How Important is Tourism to the Castros?

Tuesday, December 11, 2012
It's so important, that they have:

Prostituted two generations of young Cuban women (and men) -- in order to satisfy the sexual whims of foreigners.

Institutionalized a system of tourism apartheid, relegating Cubans to second-class citizens -- in order to "cleanse" the ambiance.

Focused their family's business empire (GAESA, Inc.) on the travel sector, with Raul's son-in-law at the helm -- in order to pocket the profits.

And now, exposed the Cuban people to a deadly disease -- in order to ensure that the profits keep coming.

(Not to mention imprisoned independent journalist Calixto Martinez Arias -- to punish him for exposing the regime's cover-up.)

From The Miami Herald:

Cholera outbreak in Cuba kept mostly quiet

Cuban dissident Walter Clavel says that when he took his 2-year-old son to a hospital Wednesday with a case of diarrhea, the boy was tested for a sometimes fatal disease that the government is stubbornly refusing to acknowledge - cholera.

Nurses told him the test was negative, and the boy was not quarantined in the three wards reserved for cholera patients at the North Pediatric Hospital in eastern city of Santiago de Cuba, Clavel said.

Cuba, especially the eastern third of the island, is suffering an alarming outbreak of cholera, brewed in its decrepit water and sewer systems and fueled by Hurricane Sandy's floods, according to residents.

More than a dozen deaths have been reliably reported. Hospitals and prisons have been quarantined at times. Schools have been shut down, and so have restaurants and street kiosks selling juices and others products made with water.

Government buildings have established hand and shoe disinfecting stands at their entrances.
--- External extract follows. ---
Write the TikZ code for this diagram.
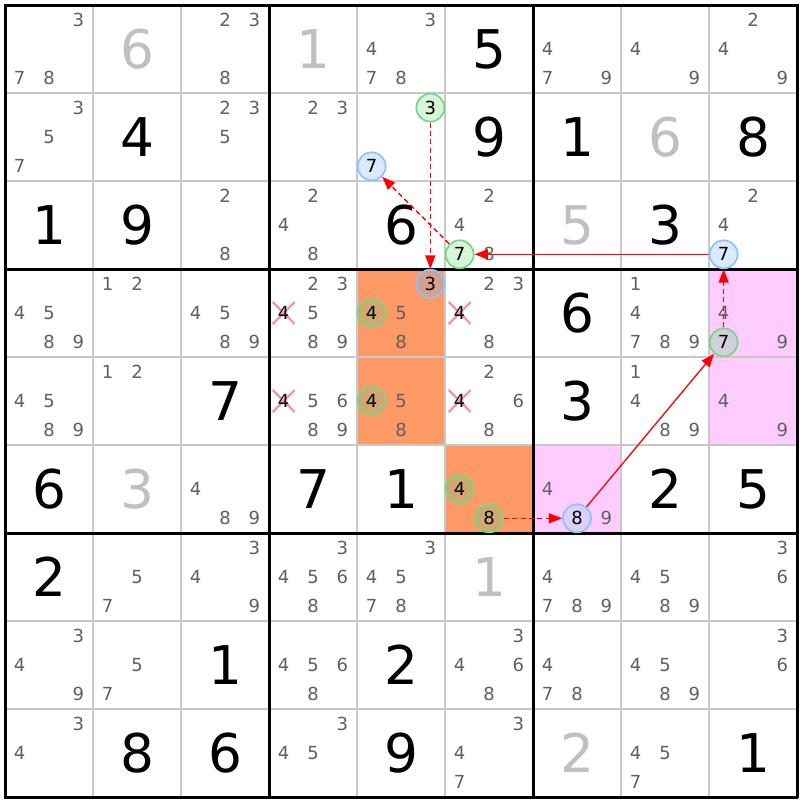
\documentclass[tikz,border=0pt]{standalone}
\usepackage{fontspec}
\setmainfont{DejaVu Sans}
\usetikzlibrary{arrows.meta}
\definecolor{candc}{RGB}{96,96,96}
\definecolor{givenc}{RGB}{192,192,192}
\definecolor{thinc}{RGB}{200,200,200}
\definecolor{orangebg}{RGB}{255,153,102}
\definecolor{pinkbg}{RGB}{255,204,255}
\definecolor{gstroke}{RGB}{120,215,130}
\definecolor{bstroke}{RGB}{140,195,250}
\definecolor{gfillw}{RGB}{214,245,218}
\definecolor{bfillw}{RGB}{218,234,252}
\definecolor{gfillo}{RGB}{208,168,112}
\definecolor{bfillo}{RGB}{214,160,144}
\definecolor{gfillp}{RGB}{210,208,220}
\definecolor{bfillp}{RGB}{218,208,250}
\definecolor{crossc}{RGB}{245,150,160}
\definecolor{linkc}{RGB}{255,0,0}
\tikzset{
  cand/.style={text=candc, inner sep=0pt, font=\fontsize{13.5}{13.5}\selectfont},
  candx/.style={text=black, inner sep=0pt, font=\fontsize{13.5}{13.5}\selectfont},
  bigb/.style={text=black, inner sep=0pt, font=\fontsize{40}{40}\selectfont},
  bigg/.style={text=givenc, inner sep=0pt, font=\fontsize{40}{40}\selectfont},
  ring/.style={circle, minimum size=21pt, inner sep=0pt, line width=1.3pt, text=black, font=\fontsize{13.5}{13.5}\selectfont},
  gring/.style={ring, draw=gstroke},
  bring/.style={ring, draw=bstroke},
  xmark/.style={draw=crossc, line width=1.7pt},
  strong/.style={draw=linkc, line width=1pt, -{Triangle[length=10pt,width=7.5pt]}},
  weak/.style={strong, dash pattern=on 3.75pt off 2.5pt},
}
\begin{document}
\begin{tikzpicture}[x=0.75pt,y=-0.75pt]
\fill[white] (0,0) rectangle (800,800);
\useasboundingbox (0,0) rectangle (800,800);
% highlighted cells
\fill[orangebg] (357,269) rectangle (445,445);
\fill[orangebg] (445,445) rectangle (533,533);
\fill[pinkbg] (709,269) rectangle (797,445);
\fill[pinkbg] (533,445) rectangle (621,533);
% thin grid
\foreach \i in {1,2,4,5,7,8}{
  \draw[thinc, line width=1.5pt] ({5+88*\i},5) -- ({5+88*\i},797);
  \draw[thinc, line width=1.5pt] (5,{5+88*\i}) -- (797,{5+88*\i});
}
% thick grid
\foreach \i in {0,3,6,9}{
  \draw[black, line width=2.25pt] ({5+88*\i},3.9) -- ({5+88*\i},798.1);
  \draw[black, line width=2.25pt] (3.9,{5+88*\i}) -- (798.1,{5+88*\i});
}
% big digits
\foreach \r/\c/\d/\s in {1/2/6/bigg,1/4/1/bigg,1/6/5/bigb,
  2/2/4/bigb,2/6/9/bigb,2/7/1/bigb,2/8/6/bigg,2/9/8/bigb,
  3/1/1/bigb,3/2/9/bigb,3/5/6/bigb,3/7/5/bigg,3/8/3/bigb,
  4/7/6/bigb,5/3/7/bigb,5/7/3/bigb,
  6/1/6/bigb,6/2/3/bigg,6/4/7/bigb,6/5/1/bigb,6/8/2/bigb,6/9/5/bigb,
  7/1/2/bigb,7/6/1/bigg,8/3/1/bigb,8/5/2/bigb,
  9/2/8/bigb,9/3/6/bigb,9/5/9/bigb,9/7/2/bigg,9/9/1/bigb}{
  \node[\s] (v\r\c) at ({5+88*(\c-1)+44},{5+88*(\r-1)+44}) {\d};
}
% candidates
\foreach \r/\c/\L in {1/1/{3,7,8},1/3/{2,3,8},1/5/{3,4,7,8},1/7/{4,7,9},1/8/{4,9},1/9/{2,4,9},
  2/1/{3,5,7},2/3/{2,3,5},2/4/{2,3},
  3/3/{2,8},3/4/{2,4,8},3/6/{2,4,8},3/9/{2,4},
  4/1/{4,5,8,9},4/2/{1,2},4/3/{4,5,8,9},4/4/{2,3,5,8,9},4/5/{5,8},4/6/{2,3,8},4/8/{1,4,7,8,9},4/9/{4,9},
  5/1/{4,5,8,9},5/2/{1,2},5/4/{5,6,8,9},5/5/{5,8},5/6/{2,6,8},5/8/{1,4,8,9},5/9/{4,9},
  6/3/{4,8,9},6/7/{4,9},
  7/2/{5,7},7/3/{3,4,9},7/4/{3,4,5,6,8},7/5/{3,4,5,7,8},7/7/{4,7,8,9},7/8/{4,5,8,9},7/9/{3,6},
  8/1/{3,4,9},8/2/{5,7},8/4/{4,5,6,8},8/6/{3,4,6,8},8/7/{4,7,8},8/8/{4,5,8,9},8/9/{3,6},
  9/1/{3,4},9/4/{3,4,5},9/6/{3,4,7},9/8/{4,5,7}}{
  \foreach \d in \L {
    \pgfmathsetmacro\px{5+88*(\c-1)+44+29.333*(mod(\d-1,3)-1)}
    \pgfmathsetmacro\py{5+88*(\r-1)+44+29.333*(floor((\d-1)/3)-1)}
    \node[cand] (n\r\c\d) at (\px,\py) {\d};
  }
}
% eliminated candidates
\foreach \px/\py/\nm in {283.67/313/a,283.67/401/b,459.67/313/c,459.67/401/d}{
  \draw[xmark] (\px-11,\py-11) -- (\px+11,\py+11);
  \draw[xmark] (\px-11,\py+11) -- (\px+11,\py-11);
  \node[candx] (x\nm) at (\px,\py) {4};
}
% circled candidates
\node[gring, fill=gfillw] (g1) at (430.33,107.67) {3};
\node[bring, fill=bfillw] (b1) at (371.67,166.33) {7};
\node[gring, fill=gfillw] (g2) at (459.67,254.33) {7};
\node[bring, fill=bfillw] (b2) at (723.67,254.33) {7};
\node[bring, fill=bfillo] (b3) at (430.33,283.67) {3};
\node[gring, fill=gfillo] (g3) at (371.67,313) {4};
\node[gring, fill=gfillo] (g4) at (371.67,401) {4};
\node[gring, fill=gfillp] (g5) at (723.67,342.33) {7};
\node[gring, fill=gfillo] (g6) at (459.67,489) {4};
\node[gring, fill=gfillo] (g7) at (489,518.33) {8};
\node[bring, fill=bfillp] (b4) at (577,518.33) {8};
% links
\draw[weak] (g1) -- (b3);
\draw[weak] (g2) -- (b1);
\draw[strong] (b2) -- (g2);
\draw[weak] (g5) -- (b2);
\draw[strong] (b4) -- (g5);
\draw[weak] (g7) -- (b4);
\end{tikzpicture}
\end{document}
Some public health officials have gone door to door asking if anyone is suffering from diarrhea, vomiting or fevers, and others distributed water purification tablets.
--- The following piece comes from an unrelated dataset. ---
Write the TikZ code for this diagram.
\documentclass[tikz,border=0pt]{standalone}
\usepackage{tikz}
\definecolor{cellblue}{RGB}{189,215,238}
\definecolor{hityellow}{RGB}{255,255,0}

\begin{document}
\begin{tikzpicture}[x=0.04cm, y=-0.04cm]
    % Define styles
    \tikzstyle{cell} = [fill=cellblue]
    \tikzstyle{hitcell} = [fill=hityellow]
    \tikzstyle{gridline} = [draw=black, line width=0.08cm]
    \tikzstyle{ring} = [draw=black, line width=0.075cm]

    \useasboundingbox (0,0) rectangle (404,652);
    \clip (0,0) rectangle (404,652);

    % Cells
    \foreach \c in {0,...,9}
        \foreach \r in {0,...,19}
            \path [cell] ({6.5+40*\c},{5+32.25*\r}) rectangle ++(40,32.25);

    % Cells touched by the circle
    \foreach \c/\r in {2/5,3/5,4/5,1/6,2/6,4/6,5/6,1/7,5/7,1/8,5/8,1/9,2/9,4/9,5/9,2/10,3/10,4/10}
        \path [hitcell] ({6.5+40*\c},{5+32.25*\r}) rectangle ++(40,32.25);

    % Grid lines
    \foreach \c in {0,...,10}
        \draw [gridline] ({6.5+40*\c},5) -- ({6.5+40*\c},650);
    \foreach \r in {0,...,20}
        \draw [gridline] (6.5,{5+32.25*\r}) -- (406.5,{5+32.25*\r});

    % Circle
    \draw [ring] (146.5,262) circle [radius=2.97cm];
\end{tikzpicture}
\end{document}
Cuba's government has said nothing publicly about cholera since Aug. 28, when it announced that an outbreak in the eastern city of Manzanillo - the first in a century - had ended after 417 confirmed cases, three fatal.

Police stationed at hospitals are telling visitors to keep quiet about the cholera and other diseases, Clavel said - apparently to avoid upsetting the Caribbean island's $2.5 billion-a-year tourism industry.

"We have to question whether the Cuban government today prioritizes their need for tourism... more than local public health demands," wrote Sherri Porcelain, a public health expert at the University of Miami and researcher at its Institute for Cuban and Cuban American Studies.